Calcite then is readily soluble in water, and streams flowing along crevices and fissures in limestone dissolve out great cavities or caves, like the Mammoth Cave of Kentucky. Other water, percolating through the limestone, comes to these cavities saturated with lime in solution and drips from the roofs and walls; then as part of the water evaporates, it deposits part of its lime in icicle-like masses, hanging from the roof. Such masses of non-crystalline calcite are called stalactites. Below on the floor of the cave, conical masses are built up in the same manner where the dripping water falls on the floor. These are stalagmites. In these limestone caves and in smaller cavities many of the most beautiful crystals grow. Somewhat similarly, when hot water from deep springs comes to the surface, it cools and can not carry as much lime, and so around the spring is laid down layer after layer of non-crystalline calcite making a mass known as travertine. Sometimes this is colored by iron or other impurities and a banded effect results. Such travertine as the “Suisun marble” from California, “California onyx,” “Mexican onyx,” and “satin spar” all belong to this class.

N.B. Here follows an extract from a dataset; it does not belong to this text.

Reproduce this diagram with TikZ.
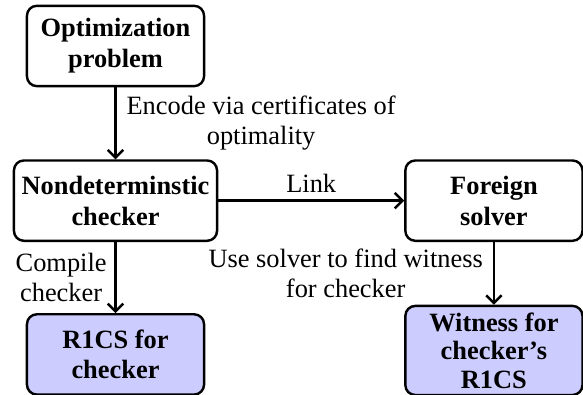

The coral animals, especially in tropical waters precipitate an enormous amount of lime, until whole reefs are built of lime in this non-crystalline form. In places it is hundreds of feet thick and hundreds of miles in extent. Some of this coral has become popular for personal adornment. This is particularly a small, fine-grained variety, Corallum rubrum, which lives almost exclusively in the Mediterranean Sea. This coral is red in color, varying all the way from a deep red to white. It grows in small masses, three pounds being a good sized mass, in water 60 to 100 feet deep, requires some ten years to develop a full-sized mass. The making of this into beads and ornaments is an Italian industry. The demand is growing, while at the same time the supply is diminishing, and search is being widely made for more such coral, but up to the present time with little success. This precious coral is much worn as a protection against the “evil eye” and is widely imitated, apparently with as much protection to the wearer. When coral beads are offered cheap, they are probably something else, red gypsum being much used. This and all imitations can be readily detected by trying a drop of acid in the bead. Coral will effervesce, but gypsum and other substitutes will not.
The bulk of the shells of most molluscs is made of lime, but the mother-of-pearl layer inside is usually aragonite. The chalk of the cliffs on either side of the English channel is lime, and composed of the shells of single celled animals. See [p. 213]. When lime is deposited in loose porous masses, as around grass, etc., and below hot springs, this mass is termed calcareous tufa.
Calcite will be found almost everywhere, some of the localities for the finest crystals being Antwerp and Lockport, N. Y., Middletown, Conn., the caves of Kentucky, Warsaw, Ill., Joplin, Mo., Hazel Green, Wis., etc.